- _EXERCISE GOAL_
Reproduce exactly the lines below, from the first one through the line containing "const corGrade = '#8e8e8e';", and omit any pictures.

* * *

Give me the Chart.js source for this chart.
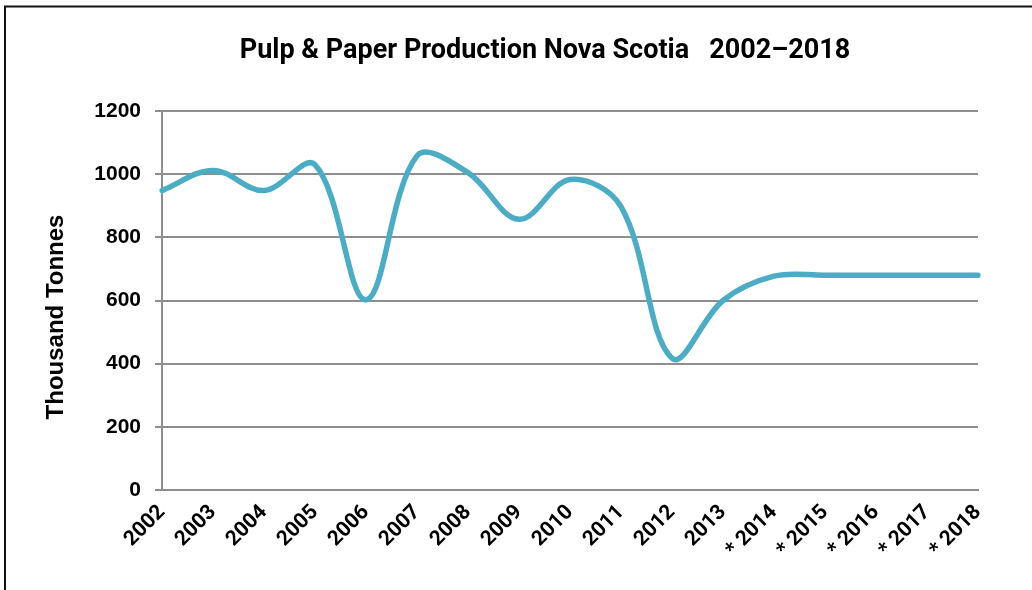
<!DOCTYPE html>
<html>
<head>
<meta charset="utf-8">
<script src="https://cdn.jsdelivr.net/npm/chart.js@4"></script>
<style>
  html, body { margin: 0; padding: 0; background: #fff; }
  #wrap { position: relative; width: 1032px; height: 590px; }
</style>
</head>
<body>
<div id="wrap"><canvas id="graficoProducao" width="1032" height="590"></canvas></div>
<script>
// ============================================================
// DADOS
// ============================================================
const anos = ['2002', '2003', '2004', '2005', '2006', '2007', '2008', '2009', '2010',
  '2011', '2012', '2013', '* 2014', '* 2015', '* 2016', '* 2017', '* 2018'];
const producao = [948, 1012, 948, 1030, 602, 1058, 1005, 857, 983,
  897, 417, 600, 677, 680, 680, 680, 680];
const ticksY = [0, 200, 400, 600, 800, 1000, 1200];
const titulo = 'Pulp & Paper Production Nova Scotia   2002\u20132018';
const tituloY = 'Thousand Tonnes';

const corLinha = '#4BACC6';
const corGrade = '#8e8e8e';

// moldura (so topo e lado esquerdo) + titulos posicionados como na imagem
const moldura = {
  id: 'moldura',
  afterDraw(chart) {
    const c = chart.ctx;
    c.save();
    c.strokeStyle = '#111';
    c.lineWidth = 2;
    c.beginPath();
    c.moveTo(5, 590);
    c.lineTo(5, 6.5);
    c.lineTo(1032, 6.5);
    c.stroke();

    c.fillStyle = '#000';
    c.font = 'bold 27px Roboto';
    c.textAlign = 'center';
    c.textBaseline = 'middle';
    c.fillText(titulo, 545, 51);

    c.translate(56, 317);
    c.rotate(-Math.PI / 2);
    c.font = 'bold 24px "Liberation Sans"';
    c.fillText(tituloY, 0, 0);
    c.restore();
  }
};

// ============================================================
// GRAFICO
// ============================================================
new Chart(document.getElementById('graficoProducao'), {
  type: 'line',
  data: {
    labels: anos,
    datasets: [{
      label: 'Producao',
      data: producao,
      borderColor: corLinha,
      borderWidth: 5.5,
      borderCapStyle: 'round',
      pointRadius: 0,
      tension: 0.36,
      fill: false
    }]
  },
  options: {
    responsive: false,
    animation: false,
    layout: { padding: { left: 0, right: 54, top: 111, bottom: 0 } },
    plugins: {
      legend: { display: false },
      tooltip: { enabled: false },
      title: { display: false }
    },
    scales: {
      x: {
        offset: false,
        grid: { display: false, drawTicks: true, tickLength: 7, color: corGrade },
        border: { display: true, color: corGrade, width: 2 },
        ticks: {
          color: '#000',
          font: { family: 'Roboto', size: 21, weight: 'bold' },
          minRotation: 45,
          maxRotation: 45,
          autoSkip: false,
          padding: 3
        },
        afterFit(scale) { scale.height = 100; }
      },
      y: {
        min: 0,
        max: 1200,
        afterBuildTicks(scale) { scale.ticks = ticksY.map(v => ({ value: v })); },
        grid: { color: corGrade, lineWidth: 2, tickLength: 7 },
        border: { display: true, color: corGrade, width: 2 },
        ticks: {
          color: '#000',
          font: { family: 'Liberation Sans', size: 21, weight: 'bold' },
          padding: 14,
          callback: v => String(v)
        },
        afterFit(scale) { scale.width = 162; }
      }
    }
  },
  plugins: [moldura]
});
</script>
</body>
</html>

* * *

- _WRITTEN RESPONSE_
Give me the Chart.js source for this chart.
<!DOCTYPE html>
<html>
<head>
<meta charset="utf-8">
<script src="https://cdn.jsdelivr.net/npm/chart.js@4"></script>
<style>
  html, body { margin: 0; padding: 0; background: #fff; }
  #wrap { position: relative; width: 1032px; height: 590px; }
</style>
</head>
<body>
<div id="wrap"><canvas id="graficoProducao" width="1032" height="590"></canvas></div>
<script>
// ============================================================
// DADOS
// ============================================================
const anos = ['2002', '2003', '2004', '2005', '2006', '2007', '2008', '2009', '2010',
  '2011', '2012', '2013', '* 2014', '* 2015', '* 2016', '* 2017', '* 2018'];
const producao = [948, 1012, 948, 1030, 602, 1058, 1005, 857, 983,
  897, 417, 600, 677, 680, 680, 680, 680];
const ticksY = [0, 200, 400, 600, 800, 1000, 1200];
const titulo = 'Pulp & Paper Production Nova Scotia   2002\u20132018';
const tituloY = 'Thousand Tonnes';

const corLinha = '#4BACC6';
const corGrade = '#8e8e8e';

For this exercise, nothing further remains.